--- Work to do ---
Reproduce the listing below in full and without alteration, apart from its pictures.

####################

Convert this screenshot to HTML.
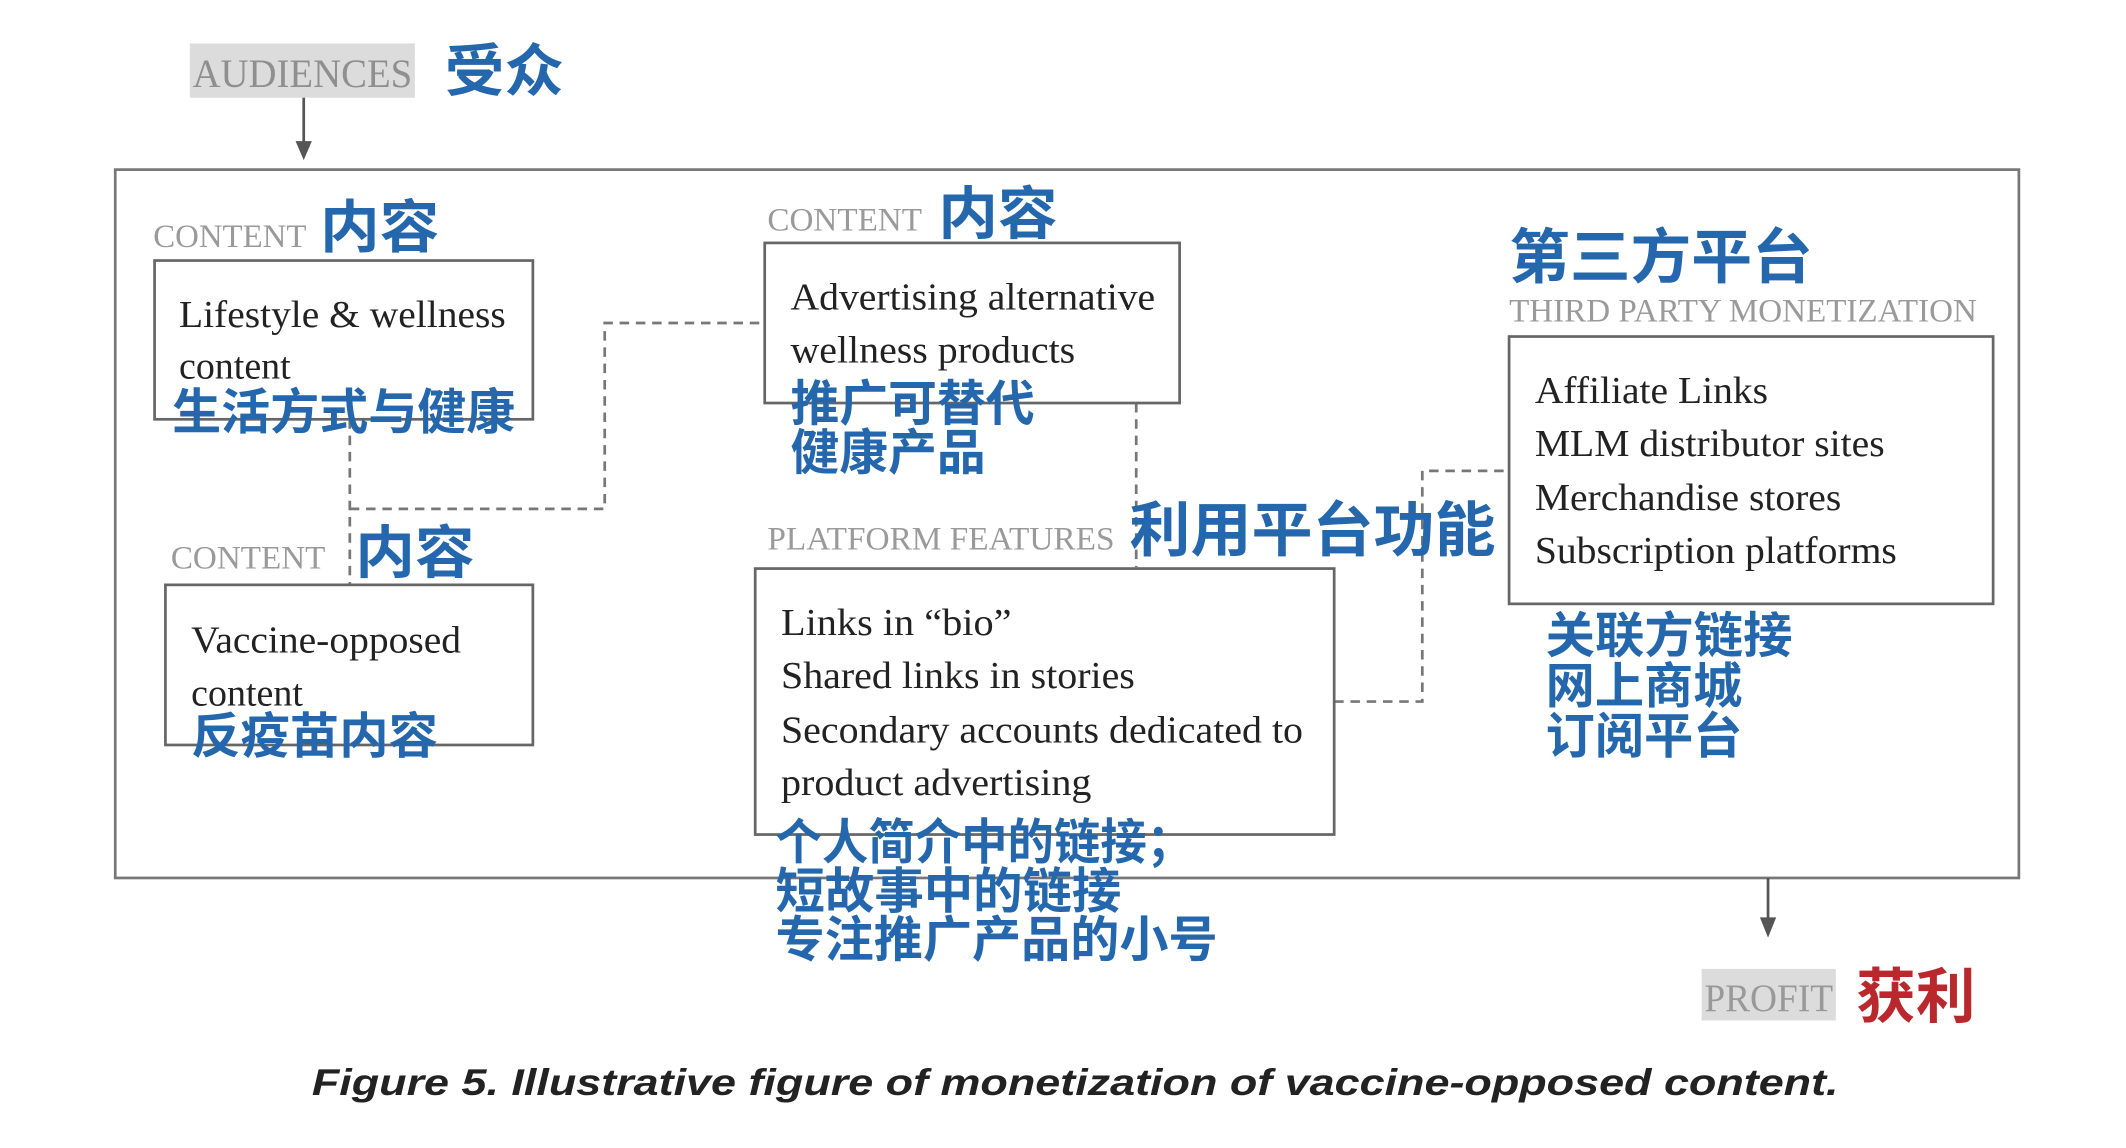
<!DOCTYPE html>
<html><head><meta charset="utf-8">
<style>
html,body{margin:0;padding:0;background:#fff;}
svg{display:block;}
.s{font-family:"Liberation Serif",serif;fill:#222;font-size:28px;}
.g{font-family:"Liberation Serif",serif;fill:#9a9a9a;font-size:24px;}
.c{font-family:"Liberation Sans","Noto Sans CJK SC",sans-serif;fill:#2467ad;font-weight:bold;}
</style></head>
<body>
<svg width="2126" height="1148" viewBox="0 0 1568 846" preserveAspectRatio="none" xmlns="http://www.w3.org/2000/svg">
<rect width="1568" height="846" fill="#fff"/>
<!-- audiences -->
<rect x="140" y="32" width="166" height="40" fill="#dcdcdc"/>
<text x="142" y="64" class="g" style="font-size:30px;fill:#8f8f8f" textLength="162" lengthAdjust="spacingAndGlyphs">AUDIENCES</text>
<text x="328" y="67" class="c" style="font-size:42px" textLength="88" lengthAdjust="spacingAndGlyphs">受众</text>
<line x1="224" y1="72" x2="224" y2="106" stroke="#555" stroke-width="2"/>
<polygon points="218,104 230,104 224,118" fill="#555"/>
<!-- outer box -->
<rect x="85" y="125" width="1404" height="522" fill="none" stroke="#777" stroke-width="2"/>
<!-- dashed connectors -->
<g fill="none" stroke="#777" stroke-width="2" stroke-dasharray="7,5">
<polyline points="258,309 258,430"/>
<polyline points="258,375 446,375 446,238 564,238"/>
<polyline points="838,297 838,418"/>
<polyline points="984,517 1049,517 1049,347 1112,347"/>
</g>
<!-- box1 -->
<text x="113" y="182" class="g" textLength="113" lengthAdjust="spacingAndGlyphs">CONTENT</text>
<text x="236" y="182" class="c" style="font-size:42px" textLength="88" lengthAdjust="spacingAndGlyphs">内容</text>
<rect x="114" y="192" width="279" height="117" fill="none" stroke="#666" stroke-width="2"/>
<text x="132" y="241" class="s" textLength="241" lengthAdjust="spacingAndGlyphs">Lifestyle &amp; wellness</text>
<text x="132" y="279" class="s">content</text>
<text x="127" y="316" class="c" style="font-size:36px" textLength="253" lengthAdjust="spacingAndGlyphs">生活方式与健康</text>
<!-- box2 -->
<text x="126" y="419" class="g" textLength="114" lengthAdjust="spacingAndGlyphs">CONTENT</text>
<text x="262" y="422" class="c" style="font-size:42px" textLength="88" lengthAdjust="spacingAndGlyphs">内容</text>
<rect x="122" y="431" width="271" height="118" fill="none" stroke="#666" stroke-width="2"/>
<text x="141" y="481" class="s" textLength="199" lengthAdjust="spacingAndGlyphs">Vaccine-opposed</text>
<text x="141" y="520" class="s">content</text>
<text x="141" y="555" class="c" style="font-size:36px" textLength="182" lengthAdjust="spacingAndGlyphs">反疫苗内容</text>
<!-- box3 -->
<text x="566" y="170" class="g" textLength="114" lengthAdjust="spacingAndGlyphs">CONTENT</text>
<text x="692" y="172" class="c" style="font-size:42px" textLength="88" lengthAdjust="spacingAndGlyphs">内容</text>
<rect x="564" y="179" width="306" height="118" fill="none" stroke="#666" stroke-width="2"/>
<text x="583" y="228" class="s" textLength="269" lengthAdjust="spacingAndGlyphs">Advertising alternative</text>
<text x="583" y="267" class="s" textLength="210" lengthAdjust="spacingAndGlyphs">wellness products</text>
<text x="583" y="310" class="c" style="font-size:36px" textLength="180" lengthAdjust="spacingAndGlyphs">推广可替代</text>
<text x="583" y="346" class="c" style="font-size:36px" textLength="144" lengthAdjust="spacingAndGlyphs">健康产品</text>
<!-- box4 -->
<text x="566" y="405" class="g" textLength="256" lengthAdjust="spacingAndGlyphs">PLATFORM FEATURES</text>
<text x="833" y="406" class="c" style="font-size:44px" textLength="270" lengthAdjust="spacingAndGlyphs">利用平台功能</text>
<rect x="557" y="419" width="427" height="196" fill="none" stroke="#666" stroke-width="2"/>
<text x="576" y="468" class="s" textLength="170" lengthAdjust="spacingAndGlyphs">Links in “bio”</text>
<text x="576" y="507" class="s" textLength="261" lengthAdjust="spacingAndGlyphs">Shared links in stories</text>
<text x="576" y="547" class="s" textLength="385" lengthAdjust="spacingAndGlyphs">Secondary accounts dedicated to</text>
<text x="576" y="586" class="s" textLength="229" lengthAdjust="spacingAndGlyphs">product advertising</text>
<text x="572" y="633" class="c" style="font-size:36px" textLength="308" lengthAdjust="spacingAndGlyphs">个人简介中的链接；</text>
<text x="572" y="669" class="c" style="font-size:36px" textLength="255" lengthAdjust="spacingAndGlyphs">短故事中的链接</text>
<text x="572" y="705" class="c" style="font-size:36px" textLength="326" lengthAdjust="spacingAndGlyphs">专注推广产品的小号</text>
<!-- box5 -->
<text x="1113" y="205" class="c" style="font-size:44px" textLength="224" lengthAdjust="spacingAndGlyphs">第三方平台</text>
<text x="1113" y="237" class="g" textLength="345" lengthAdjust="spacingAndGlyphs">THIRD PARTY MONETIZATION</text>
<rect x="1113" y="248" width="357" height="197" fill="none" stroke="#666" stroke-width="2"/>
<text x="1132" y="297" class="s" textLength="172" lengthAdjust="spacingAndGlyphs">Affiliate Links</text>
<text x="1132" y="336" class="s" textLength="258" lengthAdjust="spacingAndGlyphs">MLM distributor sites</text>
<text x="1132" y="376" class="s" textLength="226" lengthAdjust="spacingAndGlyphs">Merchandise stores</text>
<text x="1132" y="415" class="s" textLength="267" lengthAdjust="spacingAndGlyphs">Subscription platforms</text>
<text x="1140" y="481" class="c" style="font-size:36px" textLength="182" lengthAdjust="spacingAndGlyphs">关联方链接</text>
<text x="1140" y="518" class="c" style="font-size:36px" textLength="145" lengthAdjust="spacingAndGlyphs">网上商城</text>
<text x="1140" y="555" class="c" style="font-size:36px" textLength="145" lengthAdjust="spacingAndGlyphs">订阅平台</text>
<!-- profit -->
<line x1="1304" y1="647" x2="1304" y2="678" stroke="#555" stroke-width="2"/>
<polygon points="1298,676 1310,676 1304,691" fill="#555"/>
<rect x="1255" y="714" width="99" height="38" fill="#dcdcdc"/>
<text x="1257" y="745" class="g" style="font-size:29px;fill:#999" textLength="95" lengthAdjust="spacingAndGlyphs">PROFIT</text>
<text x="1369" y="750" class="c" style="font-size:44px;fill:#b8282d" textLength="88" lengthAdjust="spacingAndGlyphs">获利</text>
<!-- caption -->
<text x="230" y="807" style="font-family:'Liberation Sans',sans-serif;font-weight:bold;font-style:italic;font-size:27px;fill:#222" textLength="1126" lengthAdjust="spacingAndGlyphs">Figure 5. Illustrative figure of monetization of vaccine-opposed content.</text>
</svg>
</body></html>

####################

--- Response to this exercise ---
Convert this screenshot to HTML.
<!DOCTYPE html>
<html><head><meta charset="utf-8">
<style>
html,body{margin:0;padding:0;background:#fff;}
svg{display:block;}
.s{font-family:"Liberation Serif",serif;fill:#222;font-size:28px;}
.g{font-family:"Liberation Serif",serif;fill:#9a9a9a;font-size:24px;}
.c{font-family:"Liberation Sans","Noto Sans CJK SC",sans-serif;fill:#2467ad;font-weight:bold;}
</style></head>
<body>
<svg width="2126" height="1148" viewBox="0 0 1568 846" preserveAspectRatio="none" xmlns="http://www.w3.org/2000/svg">
<rect width="1568" height="846" fill="#fff"/>
<!-- audiences -->
<rect x="140" y="32" width="166" height="40" fill="#dcdcdc"/>
<text x="142" y="64" class="g" style="font-size:30px;fill:#8f8f8f" textLength="162" lengthAdjust="spacingAndGlyphs">AUDIENCES</text>
<text x="328" y="67" class="c" style="font-size:42px" textLength="88" lengthAdjust="spacingAndGlyphs">受众</text>
<line x1="224" y1="72" x2="224" y2="106" stroke="#555" stroke-width="2"/>
<polygon points="218,104 230,104 224,118" fill="#555"/>
<!-- outer box -->
<rect x="85" y="125" width="1404" height="522" fill="none" stroke="#777" stroke-width="2"/>
<!-- dashed connectors -->
<g fill="none" stroke="#777" stroke-width="2" stroke-dasharray="7,5">
<polyline points="258,309 258,430"/>
<polyline points="258,375 446,375 446,238 564,238"/>
<polyline points="838,297 838,418"/>
<polyline points="984,517 1049,517 1049,347 1112,347"/>
</g>
<!-- box1 -->
<text x="113" y="182" class="g" textLength="113" lengthAdjust="spacingAndGlyphs">CONTENT</text>
<text x="236" y="182" class="c" style="font-size:42px" textLength="88" lengthAdjust="spacingAndGlyphs">内容</text>
<rect x="114" y="192" width="279" height="117" fill="none" stroke="#666" stroke-width="2"/>
<text x="132" y="241" class="s" textLength="241" lengthAdjust="spacingAndGlyphs">Lifestyle &amp; wellness</text>
<text x="132" y="279" class="s">content</text>
<text x="127" y="316" class="c" style="font-size:36px" textLength="253" lengthAdjust="spacingAndGlyphs">生活方式与健康</text>
<!-- box2 -->
<text x="126" y="419" class="g" textLength="114" lengthAdjust="spacingAndGlyphs">CONTENT</text>
<text x="262" y="422" class="c" style="font-size:42px" textLength="88" lengthAdjust="spacingAndGlyphs">内容</text>
<rect x="122" y="431" width="271" height="118" fill="none" stroke="#666" stroke-width="2"/>
<text x="141" y="481" class="s" textLength="199" lengthAdjust="spacingAndGlyphs">Vaccine-opposed</text>
<text x="141" y="520" class="s">content</text>
<text x="141" y="555" class="c" style="font-size:36px" textLength="182" lengthAdjust="spacingAndGlyphs">反疫苗内容</text>
<!-- box3 -->
<text x="566" y="170" class="g" textLength="114" lengthAdjust="spacingAndGlyphs">CONTENT</text>
<text x="692" y="172" class="c" style="font-size:42px" textLength="88" lengthAdjust="spacingAndGlyphs">内容</text>
<rect x="564" y="179" width="306" height="118" fill="none" stroke="#666" stroke-width="2"/>
<text x="583" y="228" class="s" textLength="269" lengthAdjust="spacingAndGlyphs">Advertising alternative</text>
<text x="583" y="267" class="s" textLength="210" lengthAdjust="spacingAndGlyphs">wellness products</text>
<text x="583" y="310" class="c" style="font-size:36px" textLength="180" lengthAdjust="spacingAndGlyphs">推广可替代</text>
<text x="583" y="346" class="c" style="font-size:36px" textLength="144" lengthAdjust="spacingAndGlyphs">健康产品</text>
<!-- box4 -->
<text x="566" y="405" class="g" textLength="256" lengthAdjust="spacingAndGlyphs">PLATFORM FEATURES</text>
<text x="833" y="406" class="c" style="font-size:44px" textLength="270" lengthAdjust="spacingAndGlyphs">利用平台功能</text>
<rect x="557" y="419" width="427" height="196" fill="none" stroke="#666" stroke-width="2"/>
<text x="576" y="468" class="s" textLength="170" lengthAdjust="spacingAndGlyphs">Links in “bio”</text>
<text x="576" y="507" class="s" textLength="261" lengthAdjust="spacingAndGlyphs">Shared links in stories</text>
<text x="576" y="547" class="s" textLength="385" lengthAdjust="spacingAndGlyphs">Secondary accounts dedicated to</text>
<text x="576" y="586" class="s" textLength="229" lengthAdjust="spacingAndGlyphs">product advertising</text>
<text x="572" y="633" class="c" style="font-size:36px" textLength="308" lengthAdjust="spacingAndGlyphs">个人简介中的链接；</text>
<text x="572" y="669" class="c" style="font-size:36px" textLength="255" lengthAdjust="spacingAndGlyphs">短故事中的链接</text>
<text x="572" y="705" class="c" style="font-size:36px" textLength="326" lengthAdjust="spacingAndGlyphs">专注推广产品的小号</text>
<!-- box5 -->
<text x="1113" y="205" class="c" style="font-size:44px" textLength="224" lengthAdjust="spacingAndGlyphs">第三方平台</text>
<text x="1113" y="237" class="g" textLength="345" lengthAdjust="spacingAndGlyphs">THIRD PARTY MONETIZATION</text>
<rect x="1113" y="248" width="357" height="197" fill="none" stroke="#666" stroke-width="2"/>
<text x="1132" y="297" class="s" textLength="172" lengthAdjust="spacingAndGlyphs">Affiliate Links</text>
<text x="1132" y="336" class="s" textLength="258" lengthAdjust="spacingAndGlyphs">MLM distributor sites</text>
<text x="1132" y="376" class="s" textLength="226" lengthAdjust="spacingAndGlyphs">Merchandise stores</text>
<text x="1132" y="415" class="s" textLength="267" lengthAdjust="spacingAndGlyphs">Subscription platforms</text>
<text x="1140" y="481" class="c" style="font-size:36px" textLength="182" lengthAdjust="spacingAndGlyphs">关联方链接</text>
<text x="1140" y="518" class="c" style="font-size:36px" textLength="145" lengthAdjust="spacingAndGlyphs">网上商城</text>
<text x="1140" y="555" class="c" style="font-size:36px" textLength="145" lengthAdjust="spacingAndGlyphs">订阅平台</text>
<!-- profit -->
<line x1="1304" y1="647" x2="1304" y2="678" stroke="#555" stroke-width="2"/>
<polygon points="1298,676 1310,676 1304,691" fill="#555"/>
<rect x="1255" y="714" width="99" height="38" fill="#dcdcdc"/>
<text x="1257" y="745" class="g" style="font-size:29px;fill:#999" textLength="95" lengthAdjust="spacingAndGlyphs">PROFIT</text>
<text x="1369" y="750" class="c" style="font-size:44px;fill:#b8282d" textLength="88" lengthAdjust="spacingAndGlyphs">获利</text>
<!-- caption -->
<text x="230" y="807" style="font-family:'Liberation Sans',sans-serif;font-weight:bold;font-style:italic;font-size:27px;fill:#222" textLength="1126" lengthAdjust="spacingAndGlyphs">Figure 5. Illustrative figure of monetization of vaccine-opposed content.</text>
</svg>
</body></html>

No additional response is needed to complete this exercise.